Personally, it really doesn't bother me in the slightest what other people think. It's a fantastic interest; especially if you fly the outdoor types and it harms absolutely no-one.
You're far better off keeping interests than being interested in nothing at all. IMO, those are the sad bastards. They sit in an armchair every night watching TV and do bugger all.
I stick with the little cheapies 'cos it doesn't bother me if I crash. The idea of crashing a £1,000 model is too stressful but I'm OK with a couple of hundred. That wouldn't worry me too much. It's a bit like flinging an amp out the window.
It's far better that you prat around with hedphones/amps/helis/radio etc than get up to what so many sad buggers do.
It's a great hobby and I guarantee that the people who you think, think you're sad will stand and gawp at you. In Guernsey, I went for a quiet fly in a field at dusk and before long, eyes were peeping over the hedge.
It fascinates people and you are actually flying it too. I wouldn't worry about it.
Next, put a micro camera on a heli and film what it sees up there!!!
Those batteries are great as well. Size/performance is fine. I got 12 for the MCX2 which is IMO a great little heli to fly. It's one of the tamest I've seen actually. Especially if you trim the throttle down and the power on the remote. It's smooth as a baby's bum. BTW, if you switch to low power, you will also have to trim again!!!
Your mate was right. It's a good one to learn with and I'm glad you put me on to it because I really like the Blade series. Especially as the transmitter will power a lot of them so it's basically BNF which is great value for money. Far better imo than the toy Bladex type.

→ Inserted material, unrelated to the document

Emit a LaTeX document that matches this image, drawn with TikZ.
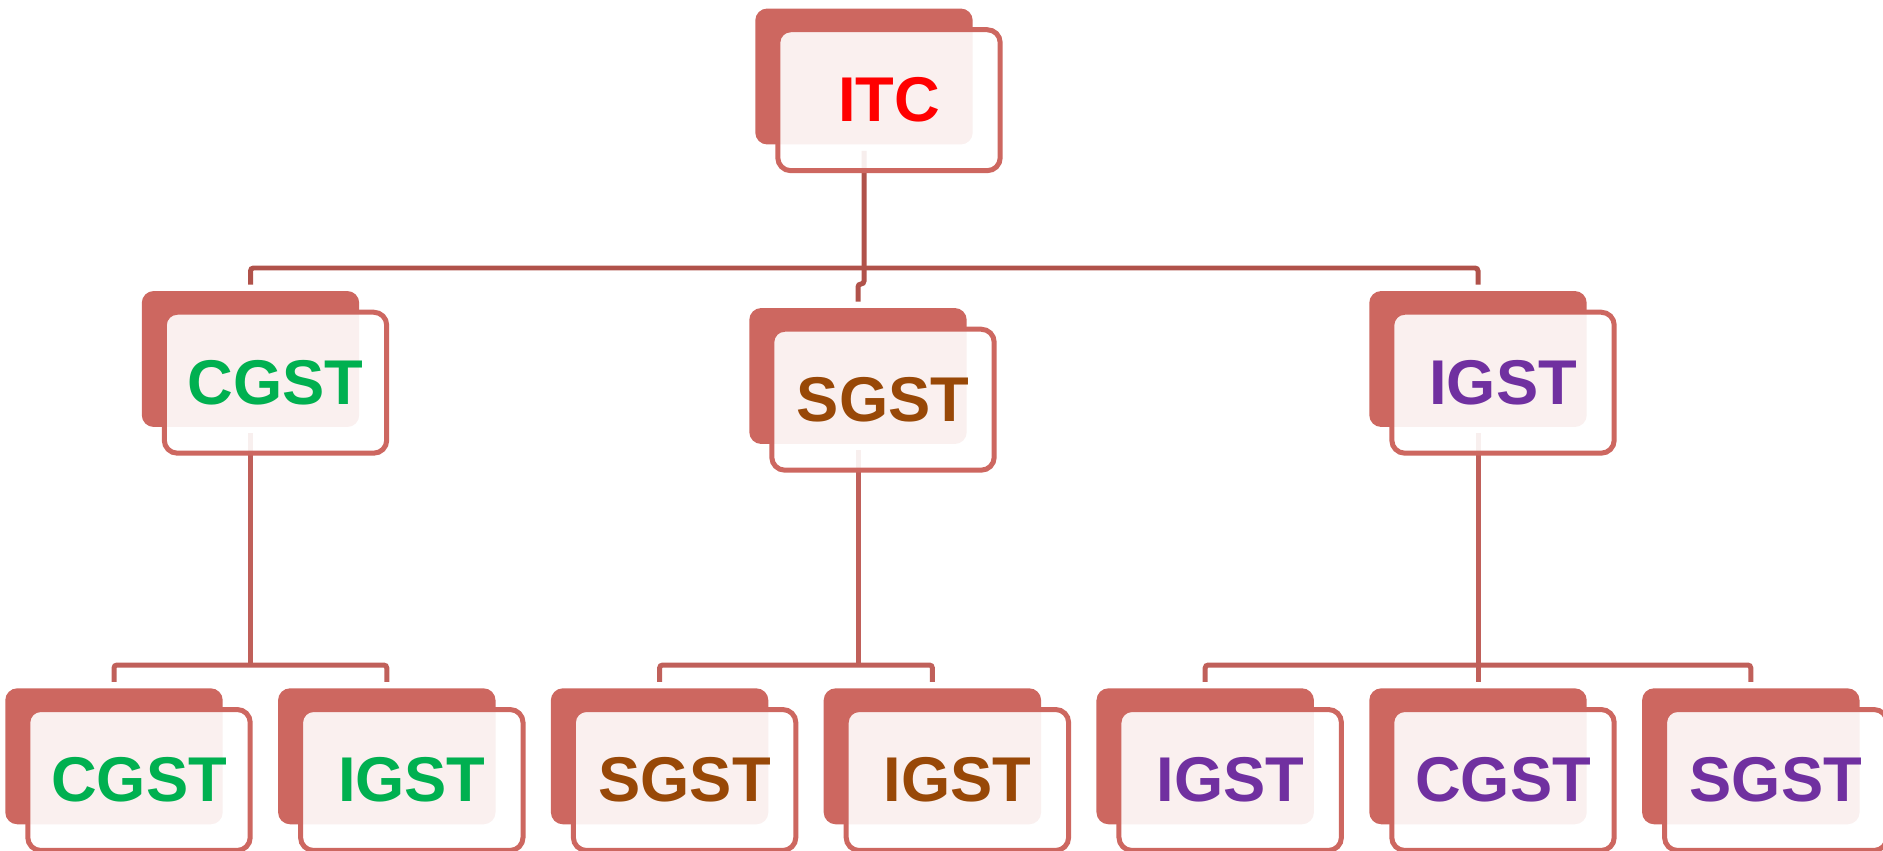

I'm thinking of the single blade MSR now. It's a bit nippier. The MSx is like riding a bike with stabilisers. The transmitter is nice though and it works at quite a long distance. My heli looks like a gnat outside when it's further away. It's hilarious. I've also been attacking a dog that gets on my nerves with it!!!
Last Edit: Sept 14, 2011 20:56:14 GMT by iancraig10
Notr quite sure what I'm doing here but it would appear a video (of sorts) is no uploading to youtube I was getting on quite nicely and then crashed the helicopter into a wall so the video ends there :-[ A bit of Floyd playing through the workshop system to make the video a little less erm..... bland.
Oh ...... You hit the wall? I thought you might if you sped it up!!!
I drive like a pensioner. I'm more inro realism than this 'chucking' it about.
Trouble is when it's fast, then you have no time to think your left and right orientaion and before you know it ...... Bam!!
You'll be looking foir a BNF now.
My worst one was sending it through a tree in the garden. (Another one) There was a gap and I got all cocky and sent it through at fast speed. Unfortunately, it smacked the trunk (High up as well) and I got showered with bits coming down from the tree......
So. back to the internet for another one. That was the Surrey disaster.
The Guernsey one was splash down in a swimming pool.
That's why IO prefer outside - no walls. (no balls )
It was all going so well until the end. Remind me never to hitch a ride with you if you get the real thing.
I had an RC buggy thing many years ago and I never did get the hang of left and right reversing when switching from going away to to coming towards you. All in all, I think I had more fun building it than I did driving it.